For 48 years, Mike Carmichael has been doing something most people would call obsessive, but he calls it joy: painting the same ball over and over again in his Alexandria, Indiana backyard.
What started in 1977 as a simple father-son project with his three-year-old has grown into an 11,000-pound roadside attraction that draws visitors from around the globe. Layer 29,807 went on recently, and the ball shows no signs of stopping.
The whole thing began when Mike, a house painter by trade, stuck a rod through a baseball and let his young son apply the first coat. They just kept going, day after day, color after color, watching the circumference grow with each new layer.
For years, only neighbors and family members contributed coats of paint. But word spread naturally, and eventually Guinness World Records came knocking, though not without some convincing.
"Guinness has actually turned me down about three or four times because there was no competition," Mike explains. They finally sent someone to drill a core sample, counted every single layer under a microscope in England, and awarded him the certificate.

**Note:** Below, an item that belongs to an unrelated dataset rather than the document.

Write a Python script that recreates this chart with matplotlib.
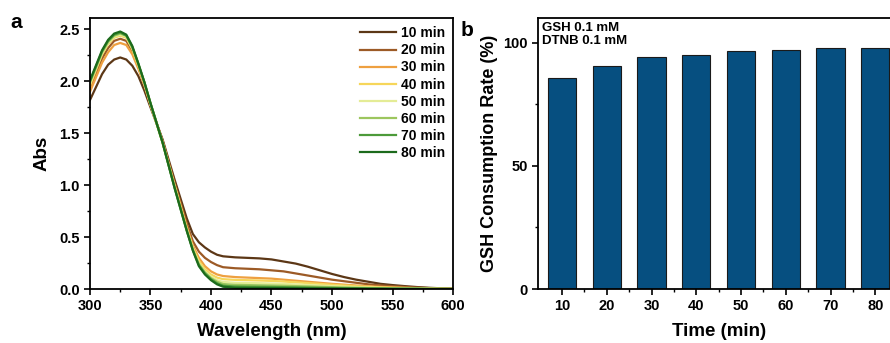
import numpy as np
import matplotlib.pyplot as plt
from matplotlib.ticker import MultipleLocator

plt.rcParams['font.family'] = ['Liberation Sans', 'DejaVu Sans']
plt.rcParams['font.weight'] = 'bold'

# ---- panel a: UV-vis spectra ----
wavelength = [300, 310, 315, 320, 325, 330, 335, 340, 345, 350, 360, 370, 380, 385, 390, 395, 400, 405, 410,
              420, 430, 440, 450, 460, 470, 480, 490, 500, 510, 520, 530, 540, 550, 560, 570, 580, 590, 600]

abs_10 = [1.82, 2.07, 2.16, 2.21, 2.23, 2.21, 2.15, 2.05, 1.91, 1.75, 1.44, 1.05, 0.68, 0.53, 0.45, 0.40, 0.36, 0.33, 0.315,
          0.305, 0.30, 0.295, 0.285, 0.265, 0.245, 0.215, 0.18, 0.145, 0.115, 0.09, 0.07, 0.05, 0.038, 0.028, 0.019, 0.012, 0.007, 0.004]
abs_20 = [1.93, 2.22, 2.32, 2.39, 2.41, 2.39, 2.29, 2.14, 1.97, 1.78, 1.43, 1.02, 0.63, 0.46, 0.36, 0.30, 0.26, 0.23, 0.21,
          0.20, 0.195, 0.19, 0.18, 0.17, 0.15, 0.13, 0.11, 0.09, 0.075, 0.06, 0.045, 0.035, 0.027, 0.02, 0.014, 0.009, 0.005, 0.003]
abs_30 = [1.90, 2.18, 2.28, 2.35, 2.37, 2.35, 2.26, 2.12, 1.96, 1.77, 1.42, 1.00, 0.60, 0.42, 0.30, 0.22, 0.17, 0.14, 0.125,
          0.115, 0.11, 0.105, 0.10, 0.09, 0.08, 0.07, 0.06, 0.05, 0.042, 0.034, 0.027, 0.021, 0.016, 0.012, 0.008, 0.005, 0.003, 0.002]
abs_40 = [1.96, 2.26, 2.36, 2.42, 2.44, 2.42, 2.31, 2.15, 1.98, 1.78, 1.41, 0.99, 0.58, 0.40, 0.27, 0.19, 0.14, 0.11, 0.095,
          0.088, 0.085, 0.082, 0.078, 0.072, 0.065, 0.057, 0.049, 0.041, 0.034, 0.027, 0.021, 0.016, 0.012, 0.009, 0.006, 0.004, 0.002, 0.001]
abs_50 = [1.98, 2.27, 2.37, 2.43, 2.45, 2.43, 2.32, 2.16, 1.98, 1.78, 1.41, 0.98, 0.57, 0.39, 0.25, 0.17, 0.12, 0.085, 0.068,
          0.06, 0.058, 0.056, 0.053, 0.049, 0.044, 0.039, 0.033, 0.028, 0.023, 0.018, 0.014, 0.011, 0.008, 0.006, 0.004, 0.003, 0.002, 0.001]
abs_60 = [1.99, 2.28, 2.38, 2.44, 2.46, 2.44, 2.33, 2.16, 1.99, 1.79, 1.41, 0.98, 0.57, 0.38, 0.24, 0.16, 0.105, 0.07, 0.048,
          0.04, 0.038, 0.036, 0.034, 0.031, 0.028, 0.025, 0.021, 0.018, 0.015, 0.012, 0.009, 0.007, 0.005, 0.004, 0.003, 0.002, 0.001, 0.001]
abs_70 = [2.00, 2.29, 2.39, 2.45, 2.47, 2.44, 2.33, 2.17, 1.99, 1.79, 1.41, 0.97, 0.56, 0.375, 0.23, 0.15, 0.095, 0.055, 0.032,
          0.024, 0.022, 0.021, 0.02, 0.018, 0.016, 0.014, 0.012, 0.01, 0.008, 0.007, 0.005, 0.004, 0.003, 0.002, 0.002, 0.001, 0.001, 0.0]
abs_80 = [2.01, 2.30, 2.40, 2.46, 2.48, 2.45, 2.34, 2.17, 1.99, 1.79, 1.41, 0.97, 0.56, 0.37, 0.22, 0.14, 0.085, 0.045, 0.022,
          0.012, 0.011, 0.01, 0.009, 0.008, 0.007, 0.006, 0.005, 0.004, 0.003, 0.003, 0.002, 0.002, 0.001, 0.001, 0.001, 0.0, 0.0, 0.0]

spectra = [abs_10, abs_20, abs_30, abs_40, abs_50, abs_60, abs_70, abs_80]
spectra_labels = ['10 min', '20 min', '30 min', '40 min', '50 min', '60 min', '70 min', '80 min']
spectra_colors = ['#5c3716', '#9c5a26', '#eea040', '#f6d65a', '#e4ec96', '#9cc65e', '#4c9a3a', '#1c6a1c']

# ---- panel b: GSH consumption ----
times = [10, 20, 30, 40, 50, 60, 70, 80]
consumption = [85.8, 90.5, 94.2, 95.0, 96.5, 97.2, 97.8, 98.0]

fig = plt.figure(figsize=(8.9, 3.43), dpi=100)

ax1 = fig.add_axes([0.1011, 0.1574, 0.4079, 0.7901])
for y, lab, col in zip(spectra, spectra_labels, spectra_colors):
    ax1.plot(wavelength, y, color=col, lw=1.6, label=lab)
ax1.set_xlim(300, 600)
ax1.set_ylim(0, 2.61)
ax1.xaxis.set_major_locator(MultipleLocator(50))
ax1.xaxis.set_minor_locator(MultipleLocator(25))
ax1.yaxis.set_major_locator(MultipleLocator(0.5))
ax1.yaxis.set_minor_locator(MultipleLocator(0.25))
ax1.set_xlabel('Wavelength (nm)', fontsize=13.5, fontweight='bold', labelpad=7)
ax1.set_ylabel('Abs', fontsize=13.5, fontweight='bold', labelpad=6)
leg = ax1.legend(loc='upper right', frameon=False, fontsize=10, handlelength=2.6,
                 labelspacing=0.22, handletextpad=0.3, borderaxespad=0.2)

ax2 = fig.add_axes([0.6045, 0.1574, 0.406, 0.7901])
ax2.bar(times, consumption, width=6.3, color='#064f80', edgecolor='#1a1a1a', linewidth=0.8)
ax2.set_xlim(4.64, 85.36)
ax2.set_ylim(0, 110)
ax2.set_xticks(times)
ax2.set_xticks([15, 25, 35, 45, 55, 65, 75], minor=True)
ax2.yaxis.set_major_locator(MultipleLocator(50))
ax2.yaxis.set_minor_locator(MultipleLocator(25))
ax2.set_xlabel('Time (min)', fontsize=13.5, fontweight='bold', labelpad=7)
ax2.set_ylabel('GSH Consumption Rate (%)', fontsize=13, fontweight='bold', labelpad=4)
ax2.text(0.012, 0.985, 'GSH 0.1 mM\nDTNB 0.1 mM', transform=ax2.transAxes, ha='left', va='top',
         fontsize=9.5, fontweight='bold', linespacing=1.15)

for ax in (ax1, ax2):
    for s in ax.spines.values():
        s.set_linewidth(1.3)
    ax.tick_params(which='major', direction='out', length=4, width=1.2, labelsize=10.5)
    ax.tick_params(which='minor', direction='out', length=2.5, width=1.0)
    for lab in ax.get_xticklabels() + ax.get_yticklabels():
        lab.set_fontweight('bold')

fig.text(0.012, 0.935, 'a', fontsize=15, fontweight='bold', ha='left', va='center')
fig.text(0.517, 0.91, 'b', fontsize=15, fontweight='bold', ha='left', va='center')

fig.savefig('out.png', dpi=100)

Now more than 3,500 people walk through his door each year, and 2026 looks even busier. Mike welcomes each visitor with a simple routine: pick your color, grab a roller, paint a layer, sign the guestbook, and write your name on the wall.
The best part? Every person who paints the ball officially holds the world record until the next visitor takes their turn. And Mike doesn't charge a single penny for the experience, supporting the attraction through t-shirt sales and donations alone.
Sunny's Take
There's something beautifully simple about Mike's mission. He's not chasing profit or fame. He just loves watching people experience something they've never seen before, especially first-time painters who nervously roll color onto this massive sphere.
"I like to see the joy of everybody doing it," Mike says, and that joy is contagious. Families spend just a few minutes painting together, but they leave with a certificate, a memory, and proof they were part of something bigger than themselves.
The ball sits on reinforced steel supports over concrete, ready to hold even more weight as the layers continue. Mike has no plans to stop, and neither do his visitors.
Sometimes the best attractions don't need billboards or marketing campaigns, just one person's willingness to keep doing something wonderful, one layer at a time.